Although the Dmanisi finds look quite different from one another, Dr. Zollikofer said, the hominids who left them were living at the same time and place, and “so could, in principle, represent a single population of a single species.” He and his Zurich colleague, Marcia Ponce de León, conducted the comparative analysis of the Dmanisi specimens.
“Since we see a similar pattern and range of variation in the African fossil record,” Dr. Zollikofer continued, “it is sensible to assume that there was a single Homo species at that time in Africa.” Moreover, he added, “since the Dmanisi hominids are so similar to the African ones, we further assume that they both represent the same species.”

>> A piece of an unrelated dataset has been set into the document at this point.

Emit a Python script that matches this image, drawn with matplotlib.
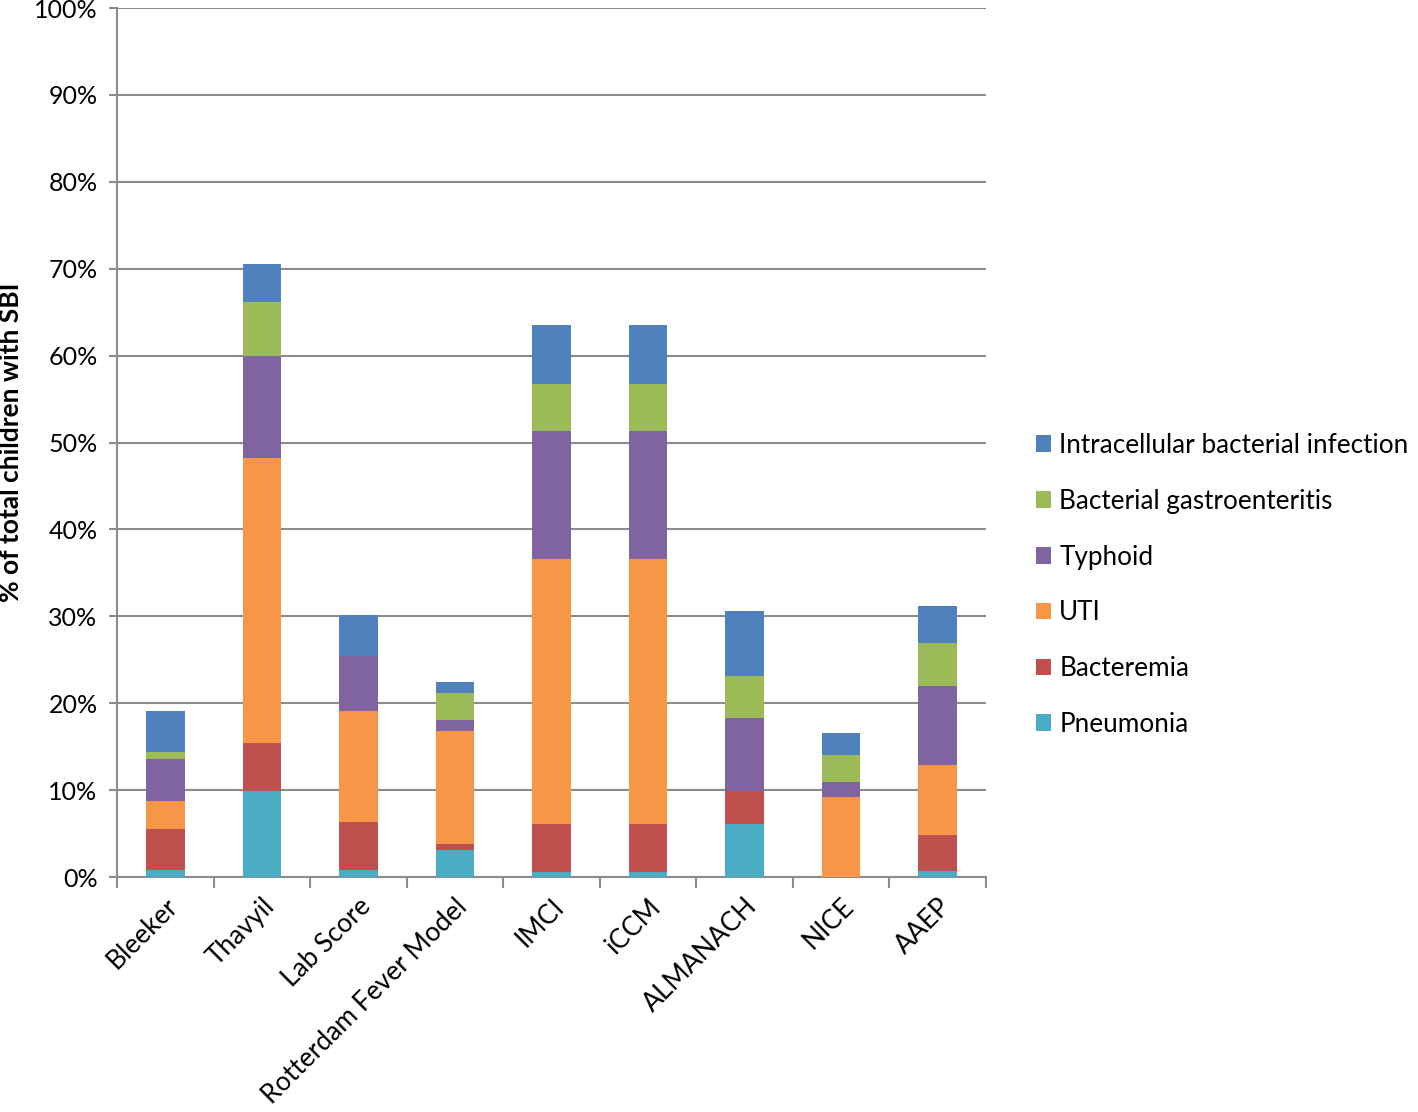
import numpy as np
import matplotlib.pyplot as plt
from matplotlib.ticker import FuncFormatter, FixedLocator

plt.rcParams['font.family'] = ['Lato', 'DejaVu Sans']

# categories (clinical prediction rules)
rules = ['Bleeker', 'Thavyil', 'Lab Score', 'Rotterdam Fever Model', 'IMCI',
         'iCCM', 'ALMANACH', 'NICE', 'AAEP']

# % of total children with SBI, per diagnosis (bottom to top)
pneumonia = [0.8, 9.9, 0.8, 3.1, 0.6, 0.6, 6.1, 0.0, 0.7]
bacteremia = [4.7, 5.5, 5.5, 0.7, 5.5, 5.5, 3.8, 0.0, 4.1]
uti = [3.2, 32.8, 12.8, 13.0, 30.5, 30.5, 0.0, 9.2, 8.1]
typhoid = [4.9, 11.8, 6.3, 1.3, 14.7, 14.7, 8.4, 1.7, 9.1]
gastro = [0.8, 6.2, 0.0, 3.1, 5.4, 5.4, 4.8, 3.1, 4.9]
intracellular = [4.7, 4.3, 4.7, 1.2, 6.8, 6.8, 7.5, 2.6, 4.3]

series = [
    ('Pneumonia', pneumonia, '#4BACC6'),
    ('Bacteremia', bacteremia, '#C0504D'),
    ('UTI', uti, '#F79646'),
    ('Typhoid', typhoid, '#8064A2'),
    ('Bacterial gastroenteritis', gastro, '#9BBB59'),
    ('Intracellular bacterial infection', intracellular, '#4F81BD'),
]

fig = plt.figure(figsize=(14.18, 11.12), dpi=100)
ax = fig.add_axes([0.0825, 0.2113, 0.6128, 0.7815])

x = np.arange(len(rules))
bottom = np.zeros(len(rules))
for name, vals, col in series:
    vals = np.array(vals)
    ax.bar(x, vals, 0.4, bottom=bottom, color=col, label=name, zorder=3)
    bottom += vals

ax.set_xlim(-0.5, len(rules) - 0.5)
ax.set_ylim(0, 100)
ax.yaxis.set_major_locator(FixedLocator(np.arange(0, 101, 10)))
ax.yaxis.set_major_formatter(FuncFormatter(lambda v, p: f'{v:.0f}%'))
ax.grid(axis='y', color='#8c8c8c', linewidth=1.5, zorder=0)

ax.set_xticks(x)
ax.set_xticklabels(rules, rotation=45, ha='right', rotation_mode='anchor',
                   fontsize=19)
ax.tick_params(axis='x', length=0, pad=12)
ax.set_xticks(np.arange(-0.5, len(rules)), minor=True)
ax.tick_params(axis='x', which='minor', length=8, width=1.5, color='#8c8c8c')
ax.tick_params(axis='y', labelsize=18, length=6, width=1.5, color='#8c8c8c', pad=8)

for s in ['top', 'right']:
    ax.spines[s].set_visible(False)
for s in ['left', 'bottom']:
    ax.spines[s].set_color('#8c8c8c')
    ax.spines[s].set_linewidth(1.5)

ax.set_ylabel('% of total children with SBI', fontsize=19, fontweight='bold',
              labelpad=8)

handles, labels = ax.get_legend_handles_labels()
fig.legend(handles[::-1], labels[::-1], loc='center left',
           bbox_to_anchor=(0.723, 0.474), frameon=False, fontsize=18.8,
           handlelength=0.6, handleheight=0.6, handletextpad=0.3,
           labelspacing=1.18, borderaxespad=0)

fig.savefig('out.png', dpi=100)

But what species? Some team members simply call their finds “early Homo.” Others emphasized the strong similarities to Homo erectus, which lived between two million and less than one million years ago. Tim D. White, a paleoanthropologist at the University of California, Berkeley, called it “the most primitive H. erectus yet known,” noting that “it is more similar than any other yet found to early Homo from eastern Africa,” a group of hominids estimated to have lived 2.3 million years ago.

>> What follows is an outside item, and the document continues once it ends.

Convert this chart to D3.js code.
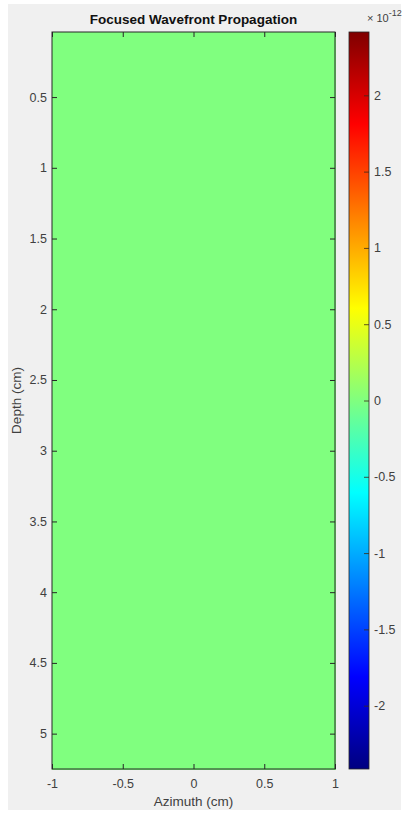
<!DOCTYPE html>
<html>
<head>
<meta charset="utf-8">
<script src="https://cdn.jsdelivr.net/npm/d3@7"></script>
<style>
  html, body { margin: 0; padding: 0; background: #ffffff; }
  svg { display: block; font-family: "Liberation Sans", Arial, sans-serif; }
</style>
</head>
<body>
<svg id="viz" width="409" height="813"></svg>
<script>
// grid of the wavefront field (cm), values in units of 1e-12
var azimuthEdges = [-1, -0.5, 0, 0.5, 1];
var depthEdges = [0.04, 0.5, 1, 1.5, 2, 2.5, 3, 3.5, 4, 4.5, 5, 5.25];
var fieldValues = [
    [0, 0, 0, 0],
    [0, 0, 0, 0],
    [0, 0, 0, 0],
    [0, 0, 0, 0],
    [0, 0, 0, 0],
    [0, 0, 0, 0],
    [0, 0, 0, 0],
    [0, 0, 0, 0],
    [0, 0, 0, 0],
    [0, 0, 0, 0],
    [0, 0, 0, 0]
];
var xTicks = [-1, -0.5, 0, 0.5, 1];
var yTicks = [0.5, 1, 1.5, 2, 2.5, 3, 3.5, 4, 4.5, 5];
var cbTicks = [-2, -1.5, -1, -0.5, 0, 0.5, 1, 1.5, 2];
var cLimit = 2.415;

const margin = {top: 32, left: 52, plotRight: 335, bottom: 769};
const cb = {x: 349, w: 20};

var svg = d3.select("#viz");

svg.append("rect")
    .attr("x", 8).attr("y", 4)
    .attr("width", 393).attr("height", 806)
    .attr("fill", "#f0f0f0");

var xScale = d3.scaleLinear().domain([-1, 1]).range([margin.left, margin.plotRight]);
var yScale = d3.scaleLinear().domain([0.04, 5.25]).range([margin.top, margin.bottom]);
var cScale = d3.scaleLinear().domain([-cLimit, cLimit]).range([margin.bottom, margin.top]);

// jet colormap
var jetStops = [[0, "#000080"], [0.125, "#0000ff"], [0.375, "#00ffff"], [0.625, "#ffff00"], [0.875, "#ff0000"], [1, "#800000"]];
var jet = d3.scaleLinear()
    .domain(jetStops.map(d => -cLimit + d[0] * 2 * cLimit))
    .range(jetStops.map(d => d[1]))
    .interpolate(d3.interpolateRgb)
    .clamp(true);

// cells
var cells = [];
fieldValues.forEach((row, i) => {
    row.forEach((v, j) => {
        cells.push({x0: azimuthEdges[j], x1: azimuthEdges[j + 1], y0: depthEdges[i], y1: depthEdges[i + 1], v: v});
    });
});

var g = svg.append("g");
g.selectAll("rect.cell")
    .data(cells)
    .enter()
    .append("rect")
    .attr("class", "cell")
    .attr("x", d => xScale(d.x0))
    .attr("y", d => yScale(d.y0))
    .attr("width", d => xScale(d.x1) - xScale(d.x0) + 0.5)
    .attr("height", d => yScale(d.y1) - yScale(d.y0) + 0.5)
    .attr("fill", d => jet(d.v))
    .attr("shape-rendering", "crispEdges");

var axisColor = "#262626";
var labelColor = "#404040";
var fmt = d => String(d);

function styleAxis(sel) {
    sel.select(".domain").remove();
    sel.selectAll("line").attr("stroke", axisColor).attr("stroke-width", 1);
    sel.selectAll("text").attr("fill", labelColor).style("font-size", "12.5px");
}

var ix = g.append("g").attr("transform", `translate(0,${margin.bottom})`)
    .call(d3.axisBottom(xScale).tickValues(xTicks).tickSize(-5).tickPadding(10).tickFormat(fmt));
styleAxis(ix);
var ixTop = g.append("g").attr("transform", `translate(0,${margin.top})`)
    .call(d3.axisTop(xScale).tickValues(xTicks).tickSize(-5).tickFormat(""));
styleAxis(ixTop);

var iy = g.append("g").attr("transform", `translate(${margin.left},0)`)
    .call(d3.axisLeft(yScale).tickValues(yTicks).tickSize(-5).tickPadding(5).tickFormat(fmt));
styleAxis(iy);
var iyR = g.append("g").attr("transform", `translate(${margin.plotRight},0)`)
    .call(d3.axisRight(yScale).tickValues(yTicks).tickSize(-5).tickFormat(""));
styleAxis(iyR);

g.append("rect")
    .attr("x", margin.left).attr("y", margin.top)
    .attr("width", margin.plotRight - margin.left)
    .attr("height", margin.bottom - margin.top)
    .attr("fill", "none").attr("stroke", axisColor).attr("stroke-width", 1);

// colorbar
var defs = svg.append("defs");
var grad = defs.append("linearGradient").attr("id", "jetgrad")
    .attr("x1", "0").attr("y1", "1").attr("x2", "0").attr("y2", "0");
d3.range(0, 1.0001, 0.025).forEach(t => {
    grad.append("stop").attr("offset", t).attr("stop-color", jet(-cLimit + t * 2 * cLimit));
});
svg.append("rect")
    .attr("x", cb.x).attr("y", margin.top)
    .attr("width", cb.w).attr("height", margin.bottom - margin.top)
    .attr("fill", "url(#jetgrad)")
    .attr("stroke", axisColor).attr("stroke-width", 0.8);

var cAxis = svg.append("g").attr("transform", `translate(${cb.x + cb.w},0)`)
    .call(d3.axisRight(cScale).tickValues(cbTicks).tickSize(-5).tickPadding(5).tickFormat(fmt));
styleAxis(cAxis);
cAxis.selectAll("line").attr("stroke", "#3a2a1a").attr("stroke-width", 0.8);

var expLabel = svg.append("text")
    .attr("x", 367).attr("y", 22)
    .attr("fill", labelColor)
    .style("font-size", "11px");
expLabel.append("tspan").text("\u00d7 10");
expLabel.append("tspan").attr("dy", -6).style("font-size", "9px").text("-12");

// title and labels
svg.append("text")
    .attr("x", (margin.left + margin.plotRight) / 2).attr("y", 24)
    .attr("text-anchor", "middle")
    .style("font-weight", "bold").style("font-size", "13.5px")
    .attr("fill", "#111")
    .text("Focused Wavefront Propagation");

svg.append("text")
    .attr("x", (margin.left + margin.plotRight) / 2).attr("y", 806)
    .attr("text-anchor", "middle")
    .style("font-size", "13.5px")
    .attr("fill", labelColor)
    .text("Azimuth (cm)");

svg.append("text")
    .attr("transform", `translate(21,${(margin.top + margin.bottom) / 2}) rotate(-90)`)
    .attr("text-anchor", "middle")
    .style("font-size", "13.5px")
    .attr("fill", labelColor)
    .text("Depth (cm)");
</script>
</body>
</html>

All five of the skulls and skeletal bones were found in underground dens, suggesting grisly scenes from the perilous lives these early Homos led. They resided among carnivores, including saber-toothed cats and an extinct giant cheetah. All five of the individuals had probably been attacked and killed by the carnivores, their carcasses dragged into the dens for the after-hunt feast, with nothing left but dinner scraps for curious fossil hunters.
Dr. White and other scientists not involved in the research hailed the importance of the skull discovery and its implications for understanding early Homo evolution. In an article analyzing the report, Science quoted Ian Tattersall of the American Museum of Natural History in New York as saying that the skull “is undoubtedly one of the most important ever discovered.”
A few scientists quibbled that the skull looks more like Homo habilis or questioned the idea that fossils in Africa all belong to Homo erectus, but there was broad recognition that the new findings were a watershed in the study of evolution. “As the most complete early Homo skull ever found,” Dr. White wrote in an e-mail, “it will become iconic for Dmanisi, for earliest Homo erectus and more broadly for how we became human.”
Dr. White, who has excavated hominid fossils in Ethiopia for years, said he was impressed with “the total evidentiary package from the site that is the really good news story here.” Further, he said, he hoped the discovery would “now focus the debate on evolutionary biology beyond the boring ‘lumpers vs. splitters' ” — a reference to the tendencies of fossil hunters to either lump new finds into existing species or split them off into new species.
In their report, the Dmanisi researchers said the Skull 5 individual “provides the first evidence that early Homo comprised adult individuals with small brains but body mass, stature and limb proportions reaching the lower range limit of modern variation.”
Skeletal bones associated with the five Dmanisi skulls show that these hominids were short in stature, but that their limbs enabled them to walk long distances as fully upright bipeds. The shape of the small braincase distinguished them from the more primitive Australopithecus genus, which preceded Homo and lived for many centuries with Homo in Africa.